Muse Monday: The Monster at the End of this Book

Once again I’m getting this up later than I wanted to — not for any legitimate reason aside from the fact that I didn’t get to it until now — so in terms of Scary Things In Writing, what I’m most immediately facing is the terror of flunking at self-imposed deadlines. But something else scary that I’ve been thinking about more generally lately — as I’ve been flailing around filled with an excess of emotion and a severe shortage of proper and appropriate words — is the terror that comes when a really fantastic idea arrives.

Well, what’s the problem? Ideas are great. Fantastic ideas — even better. Why the hell would that be scary?

Because of the thing that I think most writers deal with, either at isolated points or pretty much constantly, which is the fear — nay, the certainty — that you’re not going to get it all. You’re not going to get it intact, or right. Wherever it’s coming from, however it’s coming through, you’re not going to be able to get it all down in as fabulous a form as it appears in your mind. It’s going to come out wrong somehow. Some pieces are going to be lost in translation. Maybe a lot of it will be. Maybe the entire thing.

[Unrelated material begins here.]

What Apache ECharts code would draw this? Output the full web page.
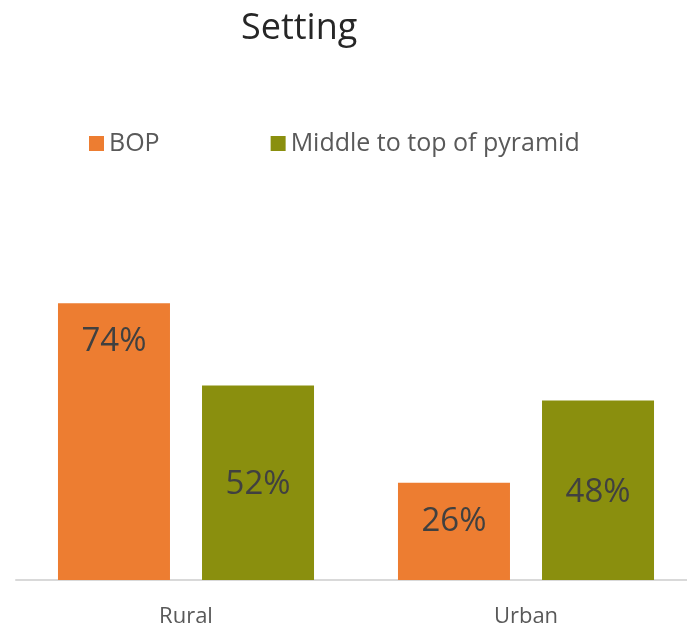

This is a terror with which I’m intimately familiar, so I’ve spent a fair amount of time ruminating on it, and I’ve arrived at two primary positions concerning it.

First: It’s probably at least partly an accurate impression of what’s really going in in your brain. You have an idea, the idea is blinding and crystalline and perfect and wonderful and you’re filled with ecstasy as you contemplate it. And then, honestly, you just aren’t a good enough writer to get it all down. It doesn’t mean you aren’t still a very good writer; just that you may not always be equal to your ideas. And hey — cry harder. So you have ideas that are just that good. Yes, it’s no fun and it’s a severe blow to your ego realizing that you just can’t get all of it the way it comes to you. Deal with it. We should all be lucky enough to have such problems.

But second — and I think this might actually be true a higher percentage of the time — the idea you have in that first ecstatic flush may not actually be as great as you think it is. Or, you may just not really understand what is great about it.

Here’s the thing: if you’re an even halfway competent writer, you should be able to do a decent enough job with a good idea. Maybe not perfect, but still decent. What the actual process of writing does, one of the things it’s really supremely good for, is separating the conceptual wheat from the conceptual chaff; once you have to actually sit down and work out all the little fiddly bits of plot and character, when you discover the brilliance of your idea fading and all of these problems popping up where sparkles and rainbows used to be, maybe that’s just because you’re seeing your idea as it really is for the first time.

You meet someone. They’re amazing. You fall utterly in love and you move in together and/or get married. And then you’re waking up every day next to this person, and sooner or later the magical glow starts to get a little green around the edges. And at that point, one of two things happens: either you decide that maybe this wasn’t such a great idea after all, or you have to do the tough, everyday work of actually loving this person. Of discovering what it is about them that you really love, once you really start seeing them.

Writing is like love. There’s the fluffy and sentimental and profoundly transient stuff early on — and then there’s what you actually do. The action. The process. The getting-up-every-day-and-working-through-it business. Both are good, in their way. Unfortunately, only one of them is likely to produce anything lasting.